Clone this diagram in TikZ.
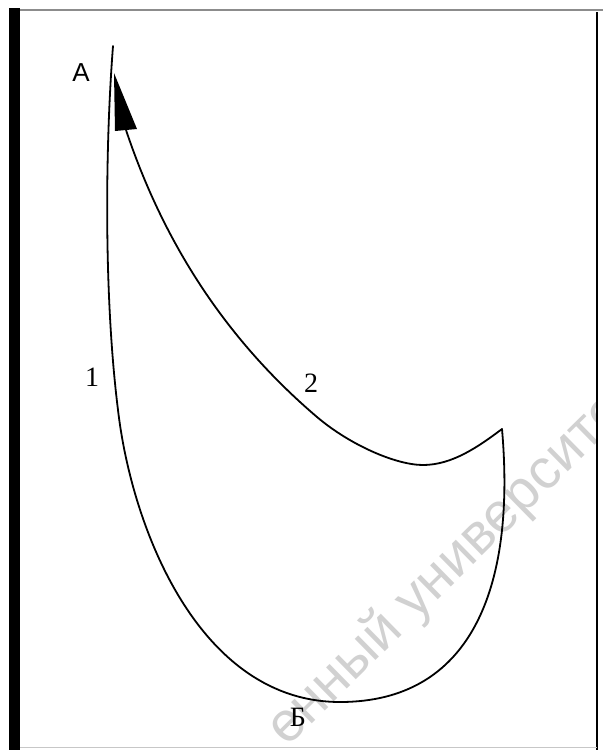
\documentclass[tikz,border=0pt]{standalone}
\usepackage{fontspec}
\setmainfont{Liberation Serif}
\newfontfamily\wmfont{Liberation Sans}
\newfontfamily\labsans{Liberation Sans}
\begin{document}
\begin{tikzpicture}[x=1pt,y=-1pt,
  curve/.style={line width=1.8pt, line join=round, line cap=round},
  lab/.style={font=\fontsize{28}{32}\selectfont, inner sep=0pt}]
\useasboundingbox (0,0) rectangle (603,750);
\fill[white] (0,0) rectangle (603,750);
% watermark
\begin{scope}
  \clip (20,12) rectangle (596,748);
  \node[rotate=44.5, anchor=base west, text=black!18, inner sep=0pt,
        font=\wmfont\fontsize{56}{60}\selectfont] (wm) at (287,748) {енный университет};
\end{scope}
% frame
\fill[black] (9,8) rectangle (20,750);
\draw[black!45, line width=1.5pt] (20,10) -- (603,10);
\draw[black, line width=1.8pt] (597,12) -- (597,750);
\draw[black!22, line width=1pt] (20,747) -- (597,747);
% key points
\coordinate (A) at (113,46);
\coordinate (B) at (340,702);
\coordinate (C) at (502,429);
\coordinate (M) at (423,465);
\coordinate (T) at (114,73);
% curve 1: A -> left -> bottom -> right corner
\draw[curve] (A) .. controls (105,150) and (104,298) .. (118,410)
  .. controls (132,530) and (200,702) .. (B)
  .. controls (470,702) and (516,590) .. (C);
% curve 2: right corner -> A
\draw[curve] (C) .. controls (478,447) and (452,465) .. (M)
  .. controls (396,465) and (350,445) .. (317,417)
  .. controls (229,342) and (166,248) .. (127,133) -- (118,104);
% arrowhead
\fill[black] (T) -- (115,131) -- (137,129) -- cycle;
% labels
\node[lab, font=\labsans\fontsize{26}{30}\selectfont] (lA) at (81,73) {А};
\node[lab] (l1) at (92,377) {1};
\node[lab] (l2) at (311,383) {2};
\node[lab] (lB) at (298,717) {Б};
\end{tikzpicture}
\end{document}
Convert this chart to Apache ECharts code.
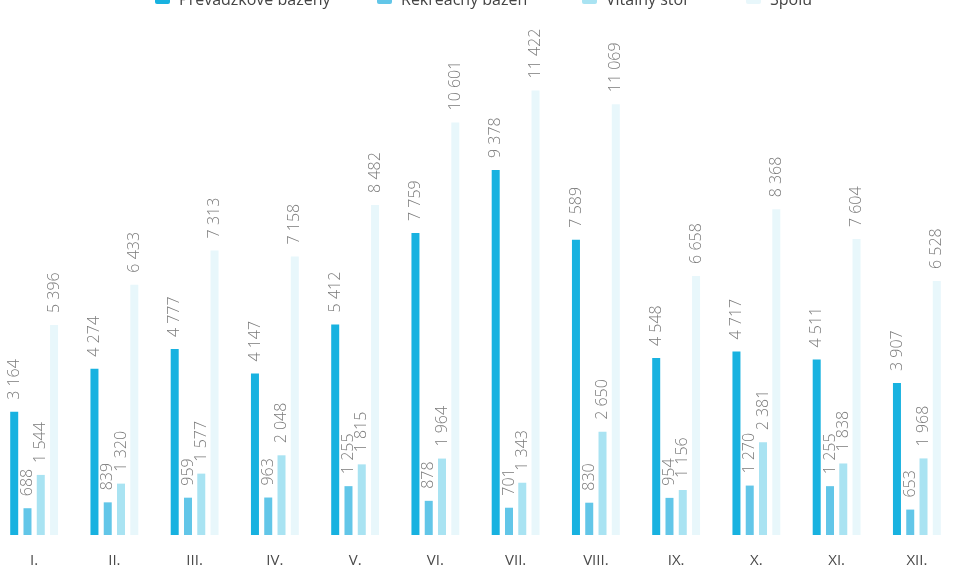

══════════

The problem: Repeat the data exactly in full, omitting its pictures.

Written response:
Clone this diagram in TikZ.
\documentclass[tikz,border=0pt]{standalone}
\usepackage{fontspec}
\setmainfont{Liberation Serif}
\newfontfamily\wmfont{Liberation Sans}
\newfontfamily\labsans{Liberation Sans}
\begin{document}
\begin{tikzpicture}[x=1pt,y=-1pt,
  curve/.style={line width=1.8pt, line join=round, line cap=round},
  lab/.style={font=\fontsize{28}{32}\selectfont, inner sep=0pt}]
\useasboundingbox (0,0) rectangle (603,750);
\fill[white] (0,0) rectangle (603,750);
% watermark
\begin{scope}
  \clip (20,12) rectangle (596,748);
  \node[rotate=44.5, anchor=base west, text=black!18, inner sep=0pt,
        font=\wmfont\fontsize{56}{60}\selectfont] (wm) at (287,748) {енный университет};
\end{scope}
% frame
\fill[black] (9,8) rectangle (20,750);
\draw[black!45, line width=1.5pt] (20,10) -- (603,10);
\draw[black, line width=1.8pt] (597,12) -- (597,750);
\draw[black!22, line width=1pt] (20,747) -- (597,747);
% key points
\coordinate (A) at (113,46);
\coordinate (B) at (340,702);
\coordinate (C) at (502,429);
\coordinate (M) at (423,465);
\coordinate (T) at (114,73);
% curve 1: A -> left -> bottom -> right corner
\draw[curve] (A) .. controls (105,150) and (104,298) .. (118,410)
  .. controls (132,530) and (200,702) .. (B)
  .. controls (470,702) and (516,590) .. (C);
% curve 2: right corner -> A
\draw[curve] (C) .. controls (478,447) and (452,465) .. (M)
  .. controls (396,465) and (350,445) .. (317,417)
  .. controls (229,342) and (166,248) .. (127,133) -- (118,104);
% arrowhead
\fill[black] (T) -- (115,131) -- (137,129) -- cycle;
% labels
\node[lab, font=\labsans\fontsize{26}{30}\selectfont] (lA) at (81,73) {А};
\node[lab] (l1) at (92,377) {1};
\node[lab] (l2) at (311,383) {2};
\node[lab] (lB) at (298,717) {Б};
\end{tikzpicture}
\end{document}
Convert this chart to Apache ECharts code.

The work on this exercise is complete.